When in dependency freeze, can I add - by the beta release date - new features which require no new dependencies?

Yes.

When in dependency freeze, can I add - by the beta release date - features which require no new build dependencies but require a new run-time dependency?

No. A run-time dependency is a new dependency.

Should my application strictly follow the version numbering used in KDE Applications or can I adopt my own versioning schema?

Application version numbering is up to you as app maintainer.

Should I always use the YY.MM.80 schema for beta releases and YY.MM.90 for release candidates?

Again, versioning is up to you, but having a .80/.90 at the end is more in line with what we do in the rest of apps.

After creation of new release YY.MM branches, why is master version changed to YY.(MM+4)-1.70? Shouldn't that version be YY.MM.80?
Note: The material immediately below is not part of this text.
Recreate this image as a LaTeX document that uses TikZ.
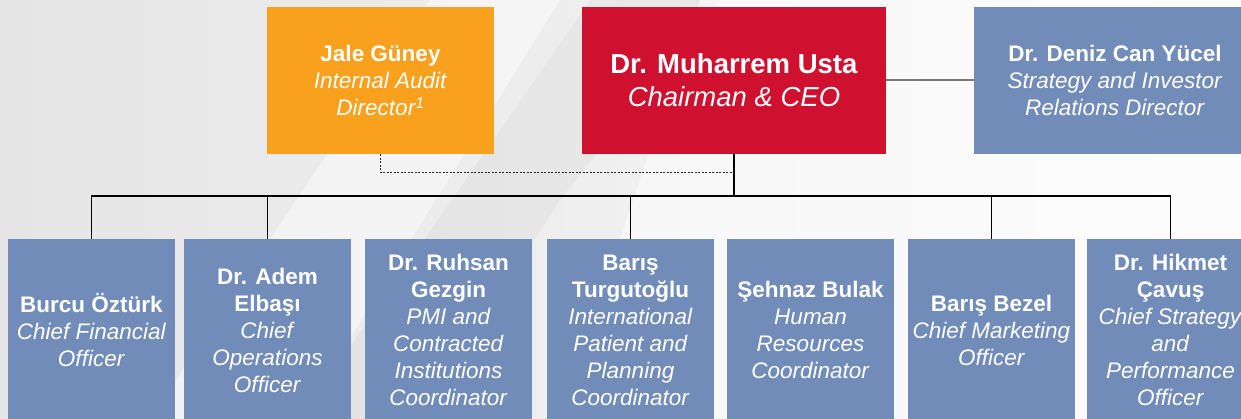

YY.(MM+4)-1.70 is the version in master, which will become YY.(MM+4).00 after YY.MM.00 release.

Is the new release branch for my application created by the release team or should I create it myself?

New release branches are created by the release team. Run git pull --all to update your local repository.

Why do we need a week with no new dependencies before beta release?

Because people depend on unreleased versions of libraries and stuff and the release manager has to make sure distributions can actually build from tarballs. One week is the bare minimum it takes the release manager to try to build everything and eventually contact people to make sure their dependencies are released.

Why do we need a week between the tag and release for the final release but don't need that for tagging and releasing beta and RC?

Because if beta and RC have important bugs, often not enough bug reports come in, because we can just fix them in final release. Having a week for people to actually find important bugs in final release and retagging the packages is much more important.